Deploying multi-node Ray clusters with InfiniBand for high throughput.

Best practices

Start with recommended pretrain and reward checkpoints to reduce convergence time.
Use Hybrid Engine (colocate models + enable vLLM and DeepSpeed sleep) to minimize GPU idle time.
Tune initial KL coefficient and monitor instability; raise init_kl_coef if divergence occurs.
Avoid colocation when running out of GPU memory; allocate separate GPUs per model.
Set RAY_EXPERIMENTAL_NOSET_CUDA_VISIBLE_DEVICES=1 if DeepSpeed reports GPU index errors.

Example use cases

Full RLHF pipeline: SFT → train reward model (DPO) → PPO fine-tuning with vLLM-accelerated rollouts.
Memory-efficient GRPO training that omits a critic model for constrained GPU environments.
DPO preference optimization when you want simpler training without a learned reward model.
Scaling PPO across multiple nodes with ZeRO-3 to train 70B-class models on large GPU clusters.
Experimenting with RLOO or REINFORCE++ variants to compare token-level KL and stability trade-offs.

FAQ

Which algorithm should I choose for my RLHF project?
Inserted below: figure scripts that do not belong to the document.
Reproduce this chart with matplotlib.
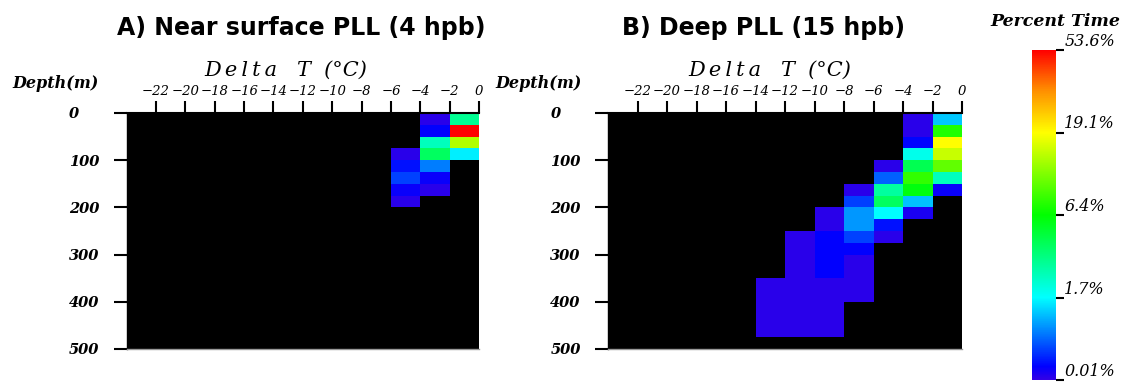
import numpy as np
import matplotlib
matplotlib.use("Agg")
import matplotlib.pyplot as plt
from matplotlib import colors
from matplotlib.cm import ScalarMappable

# ---------------- data ----------------
dT_edges = np.arange(-24, 1, 2)          # Delta T bins (°C)
depth_edges = np.arange(0, 501, 25)      # depth bins (m)
x_ticks = list(range(-22, 1, 2))
y_ticks = [0, 100, 200, 300, 400, 500]
cbar_ticks = [0.01, 1.7, 6.4, 19.1, 53.6]
cbar_labels = ["0.01%", "1.7%", "6.4%", "19.1%", "53.6%"]

titles = ["A) Near surface PLL (4 hpb)", "B) Deep PLL (15 hpb)"]

# non-empty cells: left edge of dT bin, top of depth bin, percent time
a_dT    = [-2, -2, -2, -2,
           -4, -4, -4, -4, -4, -4, -4,
           -6, -6, -6, -6, -6]
a_depth = [0, 25, 50, 75,
           0, 25, 50, 75, 100, 125, 150,
           75, 100, 125, 150, 175]
a_pct   = [3.0, 53.6, 13.6, 1.3,
           0.012, 0.023, 2.4, 3.9, 0.19, 0.02, 0.012,
           0.012, 0.03, 0.07, 0.02, 0.012]

b_dT    = [-2] * 7 + [-4] * 9 + [-6] * 7 + [-8] * 10 + [-10] * 11 + [-12] * 9 + [-14] * 5
b_depth = ([0, 25, 50, 75, 100, 125, 150] +
           [0, 25, 50, 75, 100, 125, 150, 175, 200] +
           [100, 125, 150, 175, 200, 225, 250] +
           [150, 175, 200, 225, 250, 275, 300, 325, 350, 375] +
           [200, 225, 250, 275, 300, 325, 350, 375, 400, 425, 450] +
           [250, 275, 300, 325, 350, 375, 400, 425, 450] +
           [350, 375, 400, 425, 450])
b_pct   = ([0.65, 7.3, 19.1, 15.0, 9.7, 2.4, 0.02] +
           [0.012, 0.012, 0.025, 1.9, 4.2, 7.9, 6.0, 0.6, 0.015] +
           [0.012, 0.12, 2.8, 3.9, 1.7, 0.03, 0.012] +
           [0.012, 0.068, 0.3, 0.3, 0.07, 0.023, 0.012, 0.012, 0.012, 0.012] +
           [0.012, 0.012, 0.023, 0.023, 0.023, 0.023, 0.012, 0.012, 0.012, 0.012, 0.012] +
           [0.012] * 9 +
           [0.012] * 5)


def build_grid(dts, depths, pcts):
    g = np.full((len(depth_edges) - 1, len(dT_edges) - 1), np.nan)
    for t, d, p in zip(dts, depths, pcts):
        i = int(np.searchsorted(depth_edges, d))
        j = int(np.searchsorted(dT_edges, t))
        g[i, j] = p
    return g


grids = [build_grid(a_dT, a_depth, a_pct), build_grid(b_dT, b_depth, b_pct)]

# ---------------- colour scale ----------------
fracs = np.linspace(0, 1, len(cbar_ticks))
logt = np.log10(cbar_ticks)


def fwd(x):
    x = np.asarray(x, dtype=float)
    with np.errstate(divide="ignore", invalid="ignore"):
        return np.interp(np.log10(x), logt, fracs)


def inv(y):
    return 10 ** np.interp(np.asarray(y, dtype=float), fracs, logt)


norm = colors.FuncNorm((fwd, inv), vmin=cbar_ticks[0], vmax=cbar_ticks[-1])
cmap = colors.LinearSegmentedColormap.from_list(
    "pct",
    [(0.0, (0.20, 0.0, 0.90)), (0.04, (0.0, 0.0, 1.0)), (0.25, (0.0, 1.0, 1.0)),
     (0.5, (0.0, 1.0, 0.0)), (0.75, (1.0, 1.0, 0.0)), (0.88, (1.0, 0.55, 0.0)),
     (1.0, (1.0, 0.0, 0.0))], N=512)
cmap.set_bad((0, 0, 0, 0))

# ---------------- figure ----------------
W, H = 1128, 385
fig = plt.figure(figsize=(W / 100, H / 100), dpi=100)
fig.patch.set_facecolor("white")

serif_it = dict(family="DejaVu Serif", style="italic")
TS = "\u2009"

ax_rects = [(126.7, 113, 479, 349), (608, 113, 962, 349)]
title_x = [301, 764]
xlabel_x = [286, 770]
depth_x = [12, 495]

for k, (x0, y0, x1, y1) in enumerate(ax_rects):
    ax = fig.add_axes([x0 / W, 1 - y1 / H, (x1 - x0) / W, (y1 - y0) / H])
    ax.set_facecolor("black")
    ax.pcolormesh(dT_edges, depth_edges, grids[k], cmap=cmap, norm=norm)
    ax.set_xlim(-24, 0)
    ax.set_ylim(500, 0)
    ax.xaxis.tick_top()
    ax.set_xticks(x_ticks)
    ax.set_yticks(y_ticks)
    ax.tick_params(axis="x", direction="out", length=9, width=1.5, pad=1.5,
                   labelsize=9.5, color="black")
    ax.tick_params(axis="y", direction="out", length=9.5, width=1.5, pad=32,
                   labelsize=10.5, color="black")
    for lab in ax.get_xticklabels():
        lab.set_fontfamily("DejaVu Serif")
        lab.set_fontstyle("italic")
    for lab in ax.get_yticklabels():
        lab.set_fontfamily("DejaVu Serif")
        lab.set_fontstyle("italic")
        lab.set_fontweight("bold")
        lab.set_horizontalalignment("left")
    ax.spines["right"].set_visible(False)
    ax.spines["bottom"].set_color("#999999")
    ax.spines["bottom"].set_linewidth(1.0)
    ax.spines["top"].set_linewidth(1.5)
    ax.spines["left"].set_linewidth(1.0)

    fig.text(title_x[k] / W, 1 - 28 / H, titles[k], ha="center", va="center",
             family="DejaVu Sans", weight="bold", fontsize=17)
    fig.text(xlabel_x[k] / W, 1 - 70 / H,
             TS.join("Delta") + "   T  (°C)", ha="center", va="center",
             fontsize=15, **serif_it)
    fig.text(depth_x[k] / W, 1 - 84 / H, "Depth(m)", ha="left", va="center",
             fontsize=11.5, weight="bold", **serif_it)

# colour bar
cax = fig.add_axes([1032 / W, 1 - 380 / H, 24 / W, 330 / H])
sm = ScalarMappable(norm=norm, cmap=cmap)
cb = fig.colorbar(sm, cax=cax, ticks=cbar_ticks)
cb.outline.set_visible(False)
cb.set_ticklabels(cbar_labels)
cax.tick_params(length=6, width=1.5, pad=0, labelsize=11.5, color="black")
for lab in cax.get_yticklabels():
    lab.set_fontfamily("DejaVu Serif")
    lab.set_fontstyle("italic")
    lab.set_verticalalignment("bottom")
fig.text(1055 / W, 1 - 21 / H, "Percent Time", ha="center", va="center",
         fontsize=12.5, weight="bold", **serif_it)

fig.savefig("out.png", dpi=100)
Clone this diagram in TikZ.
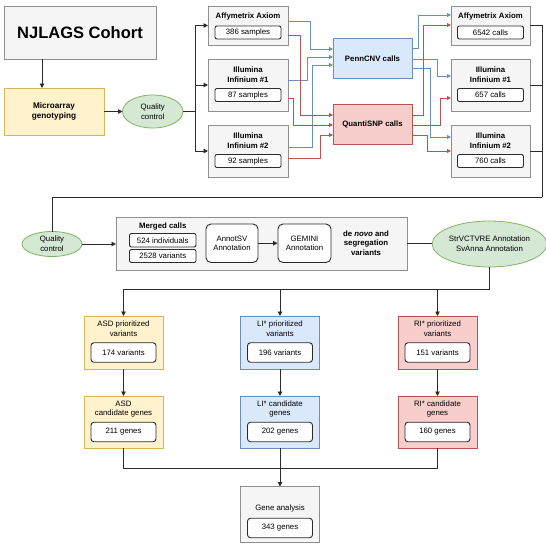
\documentclass[tikz,border=0pt]{standalone}
\usepackage{fontspec}
\setmainfont{Liberation Sans}
\usetikzlibrary{arrows.meta,shapes.geometric,calc}
\definecolor{gfill}{HTML}{F5F5F5}
\definecolor{gdraw}{HTML}{8F8F8F}
\definecolor{yfill}{HTML}{FFF2CC}
\definecolor{ydraw}{HTML}{D6B656}
\definecolor{grfill}{HTML}{D5E8D4}
\definecolor{grdraw}{HTML}{82B366}
\definecolor{bfill}{HTML}{DAE8FC}
\definecolor{bdraw}{HTML}{6C8EBF}
\definecolor{rfill}{HTML}{F8CECC}
\definecolor{rdraw}{HTML}{B85450}
\definecolor{ink}{HTML}{2B2B2B}
\begin{document}
\begin{tikzpicture}[x=1pt,y=-1pt,
  font=\fontsize{7.8}{9.6}\selectfont,
  base/.style={draw, line width=0.8pt, inner sep=0pt, outer sep=0pt},
  gbox/.style={base, fill=gfill, draw=gdraw},
  ybox/.style={base, fill=yfill, draw=ydraw},
  bbox/.style={base, fill=bfill, draw=bdraw},
  rbox/.style={base, fill=rfill, draw=rdraw},
  gell/.style={base, ellipse, fill=grfill, draw=grdraw, align=center},
  inbox/.style={draw=ink, fill=white, rounded corners=2pt, line width=0.9pt, inner sep=0pt},
  inbig/.style={inbox, rounded corners=3pt, minimum width=65pt, minimum height=19.5pt},
  insm/.style={inbox, minimum width=66pt, minimum height=13pt},
  txt/.style={inner sep=0pt, align=center},
  bf/.style={txt, font=\fontsize{7.8}{9.6}\selectfont\bfseries},
  line/.style={draw=ink, line width=0.9pt},
  arr/.style={line, -{Triangle[length=4.5pt,width=4.5pt]}},
  barr/.style={draw=bdraw, line width=0.9pt, -{Triangle[length=4pt,width=4pt]}},
  rarr/.style={draw=rdraw, line width=0.9pt, -{Triangle[length=4pt,width=4pt]}}
]
\fill[white] (0,0) rectangle (546,550);
\useasboundingbox (0,0) rectangle (546,550);

% top-left
\node[gbox, minimum width=152pt, minimum height=53pt, font=\fontsize{16.5}{19}\selectfont\bfseries] (njl) at (80,32.5) {NJLAGS Cohort};
\node[ybox, minimum width=100pt, minimum height=47pt, align=center, font=\fontsize{8.2}{10}\selectfont\bfseries] (micro) at (54,111.5) {Microarray\\genotyping};
\node[gell, minimum width=60.5pt, minimum height=33pt] (qc1) at (152.75,111.5) {Quality\\control};

% left array boxes
\node[gbox, minimum width=80pt, minimum height=39pt] (L1) at (248,25.5) {};
\node[bf] (L1t) at (248,16) {Affymetrix Axiom};
\node[insm] (L1i) at (248,32.5) {386 samples};
\node[gbox, minimum width=80pt, minimum height=52pt] (L2) at (248,85) {};
\node[bf] (L2t) at (248,75) {Illumina\\Infinium \#1};
\node[insm] (L2i) at (248,95) {87 samples};
\node[gbox, minimum width=80pt, minimum height=52pt] (L3) at (248,151) {};
\node[bf] (L3t) at (248,141) {Illumina\\Infinium \#2};
\node[insm] (L3i) at (248,161) {92 samples};

% callers
\node[bbox, minimum width=79pt, minimum height=40pt, font=\fontsize{7.8}{9.6}\selectfont\bfseries] (penn) at (372.5,58.5) {PennCNV calls};
\node[rbox, minimum width=79pt, minimum height=40pt, font=\fontsize{7.8}{9.6}\selectfont\bfseries] (quanti) at (372.5,124) {QuantiSNP calls};

% right boxes
\node[gbox, minimum width=79pt, minimum height=39pt] (R1) at (490.5,25.5) {};
\node[bf] (R1t) at (490.5,16) {Affymetrix Axiom};
\node[insm] (R1i) at (490.5,32.5) {6542 calls};
\node[gbox, minimum width=79pt, minimum height=52pt] (R2) at (490.5,85) {};
\node[bf] (R2t) at (490.5,75) {Illumina\\Infinium \#1};
\node[insm] (R2i) at (490.5,95) {657 calls};
\node[gbox, minimum width=79pt, minimum height=52pt] (R3) at (490.5,151) {};
\node[bf] (R3t) at (490.5,141) {Illumina\\Infinium \#2};
\node[insm] (R3i) at (490.5,161) {760 calls};

% middle row
\node[gell, minimum width=60pt, minimum height=25pt] (qc2) at (52,244) {Quality\\control};
\node[gbox, minimum width=291pt, minimum height=53pt] (merged) at (261.5,243.5) {};
\node[bf] (mt) at (162.75,226) {Merged calls};
\node[inbox, minimum width=66.5pt, minimum height=13.5pt] (ind) at (162.75,240.25) {524 individuals};
\node[inbox, minimum width=66.5pt, minimum height=13pt] (var) at (162.75,256) {2528 variants};
\node[inbox, rounded corners=5pt, minimum width=52pt, minimum height=38.5pt, align=center] (annot) at (232,243.25) {AnnotSV\\Annotation};
\node[inbox, rounded corners=5pt, minimum width=53pt, minimum height=38.5pt, align=center] (gemini) at (304.5,243.25) {GEMINI\\Annotation};
\node[bf] (denovo) at (366,243) {de \textit{novo} and\\segregation\\variants};
\node[gell, minimum width=105pt, minimum height=46pt] (str) at (489.5,244) {StrVCTVRE Annotation\\SvAnna Annotation};

% lower columns
\node[ybox, minimum width=79pt, minimum height=53pt] (asdp) at (123.5,342.5) {};
\node[txt] (asdpt) at (123.5,329) {ASD prioritized\\variants};
\node[inbig] (asdpi) at (123.5,352.5) {174 variants};
\node[bbox, minimum width=79pt, minimum height=53pt] (lip) at (280,342.5) {};
\node[txt] (lipt) at (280,329) {LI* prioritized\\variants};
\node[inbig] (lipi) at (280,352.5) {196 variants};
\node[rbox, minimum width=79pt, minimum height=53pt] (rip) at (437.5,342.5) {};
\node[txt] (ript) at (437.5,329) {RI* prioritized\\variants};
\node[inbig] (ripi) at (437.5,352.5) {151 variants};

\node[ybox, minimum width=79pt, minimum height=52pt] (asdc) at (123.5,422) {};
\node[txt] (asdct) at (123.5,409) {ASD\\candidate genes};
\node[inbig] (asdci) at (123.5,432) {211 genes};
\node[bbox, minimum width=79pt, minimum height=52pt] (lic) at (280,422) {};
\node[txt] (lict) at (280,409) {LI* candidate\\genes};
\node[inbig] (lici) at (280,432) {202 genes};
\node[rbox, minimum width=79pt, minimum height=52pt] (ric) at (437.5,422) {};
\node[txt] (rict) at (437.5,409) {RI* candidate\\genes};
\node[inbig] (rici) at (437.5,432) {160 genes};

\node[gbox, minimum width=79pt, minimum height=56pt] (gene) at (280,514.5) {};
\node[txt] (genet) at (280,508) {Gene analysis};
\node[inbig] (genei) at (280,528) {343 genes};

% black connectors top
\draw[arr] (njl.south -| 42,0) -- (micro.north -| 42,0);
\draw[arr] (micro.east) -- (qc1.west);
\coordinate (sp1) at (195,111.5);
\draw[line] (qc1.east) -- (sp1);
\draw[arr] (sp1) |- (L1.west);
\draw[arr] (sp1) |- (L2.west);
\draw[arr] (sp1) |- (L3.west);

% blue / red into callers
\draw[barr] (L1.east |- 0,21) -| (310,49) -- (penn.west |- 0,49);
\draw[barr] (L2.east |- 0,80) -| (307,57) -- (penn.west |- 0,57);
\draw[barr] (L3.east |- 0,147) -| (312,65) -- (penn.west |- 0,65);
\draw[rarr] (L1.east |- 0,35) -| (300,115) -- (quanti.west |- 0,115);
\draw[rarr] (L2.east |- 0,98) -| (293,125) -- (quanti.west |- 0,125);
\draw[rarr] (L3.east |- 0,158) -| (320,135) -- (quanti.west |- 0,135);

% callers to right boxes
\draw[barr] (penn.east |- 0,48) -| (418,15) -- (R1.west |- 0,15);
\draw[barr] (penn.east |- 0,59) -| (437,76) -- (R2.west |- 0,76);
\draw[barr] (penn.east |- 0,68) -| (430,137) -- (R3.west |- 0,137);
\draw[rarr] (quanti.east |- 0,115) -| (423,25) -- (R1.west |- 0,25);
\draw[rarr] (quanti.east |- 0,125) -| (440,98) -- (R2.west |- 0,98);
\draw[rarr] (quanti.east |- 0,135) -| (427,151) -- (R3.west |- 0,151);

% return line
\coordinate (ret) at (542,197);
\draw[line] (R1.east) -| (ret);
\draw[line] (R2.east) -- (ret |- R2.east);
\draw[line] (R3.east) -- (ret |- R3.east);
\draw[line] (ret) -| (qc2.north);

% middle row connectors
\draw[arr] (qc2.east) -- (merged.west |- qc2.east);
\draw[arr] (annot.east) -- (gemini.west);
\draw[line] (merged.east) -- (str.west |- merged.east);

% distribution
\coordinate (sp2) at (489.5,289);
\draw[line] (str.south) -- (sp2) -- (asdp.north |- sp2);
\draw[arr] (asdp.north |- sp2) -- (asdp.north);
\draw[arr] (lip.north |- sp2) -- (lip.north);
\draw[arr] (rip.north |- sp2) -- (rip.north);
\draw[arr] (asdp.south) -- (asdc.north);
\draw[arr] (lip.south) -- (lic.north);
\draw[arr] (rip.south) -- (ric.north);

% merge to gene analysis
\coordinate (jn) at (280,468);
\draw[line] (asdc.south) |- (jn);
\draw[line] (ric.south) |- (jn);
\draw[arr] (lic.south) -- (gene.north);
\end{tikzpicture}
\end{document}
Use PPO for maximum control and complex rewards, GRPO when memory is constrained (no critic), RLOO for per-token KL control, and DPO when you want preference optimization without a reward model.

How do I solve GPU OOMs when training large models?

Disable --colocate_all_models and assign separate GPUs per model, reduce batch sizes, or increase node/GPU counts. Also consider enabling ZeRO-3 and gradient checkpointing.